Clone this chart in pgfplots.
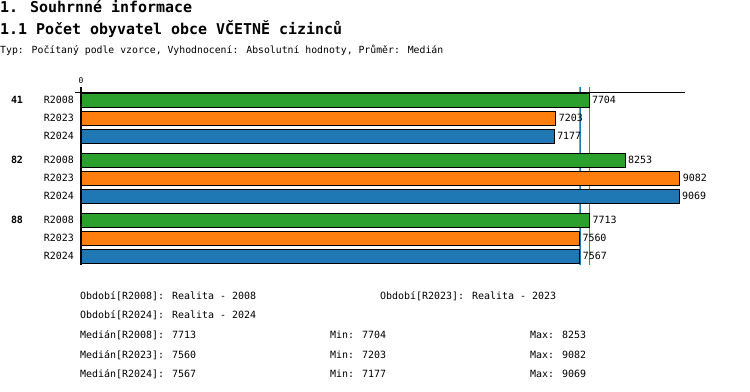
\documentclass[border=0pt]{standalone}
\usepackage{pgfplots}
\pgfplotsset{compat=1.18}
\usepackage{fontspec}
\setmonofont{DejaVu Sans Mono}
\newfontfamily\mono{DejaVu Sans Mono}
\definecolor{cg}{HTML}{2CA02C}
\definecolor{co}{HTML}{FF7F0E}
\definecolor{cb}{HTML}{1F77B4}
\newcommand{\ft}{\mono\bfseries\fontsize{15}{15}\selectfont}
\newcommand{\fs}{\mono\fontsize{10}{10}\selectfont}
\newcommand{\fb}{\mono\bfseries\fontsize{10}{10}\selectfont}
\begin{document}
\begin{tikzpicture}
\path (0bp,0bp) rectangle (750bp,392bp);
\node[anchor=base west, inner sep=0, font=\ft] at (0bp,379bp) {1. Souhrnné informace};
\node[anchor=base west, inner sep=0, font=\ft] at (0bp,357bp) {1.1 Počet obyvatel obce VČETNĚ cizinců};
\node[anchor=base west, inner sep=0, font=\mono\fontsize{9.85}{10}\selectfont] at (0bp,338bp) {Typ: Počítaný podle vzorce, Vyhodnocení: Absolutní hodnoty, Průměr: Medián};
\begin{axis}[at={(81bp,127bp)}, anchor=south west, scale only axis,
  width=604bp, height=178bp, xmin=0, xmax=9160, ymin=87, ymax=265, y dir=reverse,
  axis line style={draw=none}, xtick=\empty,
  ytick={100,118,136,160,178,196,220,238,256},
  yticklabels={R2008,R2023,R2024,R2008,R2023,R2024,R2008,R2023,R2024},
  major tick length=0pt,
  yticklabel style={font=\fs, inner sep=0pt, xshift=-7bp},
  clip=false,
  /pgf/number format/.cd, 1000 sep={}, assume math mode=true]
\addplot[draw=co, line width=0.8bp] coordinates {(7560,87) (7560,265)};
\addplot[draw=cb, line width=0.8bp] coordinates {(7567,87) (7567,265)};
\addplot[draw=cg, line width=0.8bp] coordinates {(7713,87) (7713,265)};
\addplot[xbar, bar width=14, bar shift=0pt, fill=cg, draw=black, line width=1bp,
  nodes near coords, every node near coord/.append style={font=\fs, anchor=west, inner sep=2.5bp}]
  coordinates {(7704,100) (8253,160) (7713,220)};
\addplot[xbar, bar width=14, bar shift=0pt, fill=co, draw=black, line width=1bp,
  nodes near coords, every node near coord/.append style={font=\fs, anchor=west, inner sep=2.5bp}]
  coordinates {(7203,118) (9082,178) (7560,238)};
\addplot[xbar, bar width=14, bar shift=0pt, fill=cb, draw=black, line width=1bp,
  nodes near coords, every node near coord/.append style={font=\fs, anchor=west, inner sep=2.5bp}]
  coordinates {(7177,136) (9069,196) (7567,256)};
\draw[line width=1bp] ([xshift=-6bp]axis cs:0,92) -- (axis cs:9160,92);
\draw[line width=1.6bp] (axis cs:0,87) -- (axis cs:0,265);
\end{axis}
\node[anchor=base, inner sep=0, font=\mono\fontsize{8}{8}\selectfont] at (81bp,308.5bp) {0};
\node[anchor=base, inner sep=0, font=\fb] at (17bp,288.5bp) {41};
\node[anchor=base, inner sep=0, font=\fb] at (17bp,228.5bp) {82};
\node[anchor=base, inner sep=0, font=\fb] at (17bp,168.5bp) {88};
\begin{scope}[every node/.style={anchor=base west, inner sep=0, font=\fs}]
\node at (80bp,92.5bp) {Období[R2008]: Realita - 2008};
\node at (380bp,92.5bp) {Období[R2023]: Realita - 2023};
\node at (80bp,73bp) {Období[R2024]: Realita - 2024};
\node at (80bp,53.5bp) {Medián[R2008]: 7713};
\node at (330bp,53.5bp) {Min: 7704};
\node at (530bp,53.5bp) {Max: 8253};
\node at (80bp,34bp) {Medián[R2023]: 7560};
\node at (330bp,34bp) {Min: 7203};
\node at (530bp,34bp) {Max: 9082};
\node at (80bp,14.5bp) {Medián[R2024]: 7567};
\node at (330bp,14.5bp) {Min: 7177};
\node at (530bp,14.5bp) {Max: 9069};
\end{scope}
\end{tikzpicture}
\end{document}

The exercise: Drop the images and repeat the data exactly.

Reply:
Clone this chart in pgfplots.
\documentclass[border=0pt]{standalone}
\usepackage{pgfplots}
\pgfplotsset{compat=1.18}
\usepackage{fontspec}
\setmonofont{DejaVu Sans Mono}
\newfontfamily\mono{DejaVu Sans Mono}
\definecolor{cg}{HTML}{2CA02C}
\definecolor{co}{HTML}{FF7F0E}
\definecolor{cb}{HTML}{1F77B4}
\newcommand{\ft}{\mono\bfseries\fontsize{15}{15}\selectfont}
\newcommand{\fs}{\mono\fontsize{10}{10}\selectfont}
\newcommand{\fb}{\mono\bfseries\fontsize{10}{10}\selectfont}
\begin{document}
\begin{tikzpicture}
\path (0bp,0bp) rectangle (750bp,392bp);
\node[anchor=base west, inner sep=0, font=\ft] at (0bp,379bp) {1. Souhrnné informace};
\node[anchor=base west, inner sep=0, font=\ft] at (0bp,357bp) {1.1 Počet obyvatel obce VČETNĚ cizinců};
\node[anchor=base west, inner sep=0, font=\mono\fontsize{9.85}{10}\selectfont] at (0bp,338bp) {Typ: Počítaný podle vzorce, Vyhodnocení: Absolutní hodnoty, Průměr: Medián};
\begin{axis}[at={(81bp,127bp)}, anchor=south west, scale only axis,
  width=604bp, height=178bp, xmin=0, xmax=9160, ymin=87, ymax=265, y dir=reverse,
  axis line style={draw=none}, xtick=\empty,
  ytick={100,118,136,160,178,196,220,238,256},
  yticklabels={R2008,R2023,R2024,R2008,R2023,R2024,R2008,R2023,R2024},
  major tick length=0pt,
  yticklabel style={font=\fs, inner sep=0pt, xshift=-7bp},
  clip=false,
  /pgf/number format/.cd, 1000 sep={}, assume math mode=true]
\addplot[draw=co, line width=0.8bp] coordinates {(7560,87) (7560,265)};
\addplot[draw=cb, line width=0.8bp] coordinates {(7567,87) (7567,265)};
\addplot[draw=cg, line width=0.8bp] coordinates {(7713,87) (7713,265)};
\addplot[xbar, bar width=14, bar shift=0pt, fill=cg, draw=black, line width=1bp,
  nodes near coords, every node near coord/.append style={font=\fs, anchor=west, inner sep=2.5bp}]
  coordinates {(7704,100) (8253,160) (7713,220)};
\addplot[xbar, bar width=14, bar shift=0pt, fill=co, draw=black, line width=1bp,
  nodes near coords, every node near coord/.append style={font=\fs, anchor=west, inner sep=2.5bp}]
  coordinates {(7203,118) (9082,178) (7560,238)};
\addplot[xbar, bar width=14, bar shift=0pt, fill=cb, draw=black, line width=1bp,
  nodes near coords, every node near coord/.append style={font=\fs, anchor=west, inner sep=2.5bp}]
  coordinates {(7177,136) (9069,196) (7567,256)};
\draw[line width=1bp] ([xshift=-6bp]axis cs:0,92) -- (axis cs:9160,92);
\draw[line width=1.6bp] (axis cs:0,87) -- (axis cs:0,265);
\end{axis}
\node[anchor=base, inner sep=0, font=\mono\fontsize{8}{8}\selectfont] at (81bp,308.5bp) {0};
\node[anchor=base, inner sep=0, font=\fb] at (17bp,288.5bp) {41};
\node[anchor=base, inner sep=0, font=\fb] at (17bp,228.5bp) {82};
\node[anchor=base, inner sep=0, font=\fb] at (17bp,168.5bp) {88};
\begin{scope}[every node/.style={anchor=base west, inner sep=0, font=\fs}]
\node at (80bp,92.5bp) {Období[R2008]: Realita - 2008};
\node at (380bp,92.5bp) {Období[R2023]: Realita - 2023};
\node at (80bp,73bp) {Období[R2024]: Realita - 2024};
\node at (80bp,53.5bp) {Medián[R2008]: 7713};
\node at (330bp,53.5bp) {Min: 7704};
\node at (530bp,53.5bp) {Max: 8253};
\node at (80bp,34bp) {Medián[R2023]: 7560};
\node at (330bp,34bp) {Min: 7203};
\node at (530bp,34bp) {Max: 9082};
\node at (80bp,14.5bp) {Medián[R2024]: 7567};
\node at (330bp,14.5bp) {Min: 7177};
\node at (530bp,14.5bp) {Max: 9069};
\end{scope}
\end{tikzpicture}
\end{document}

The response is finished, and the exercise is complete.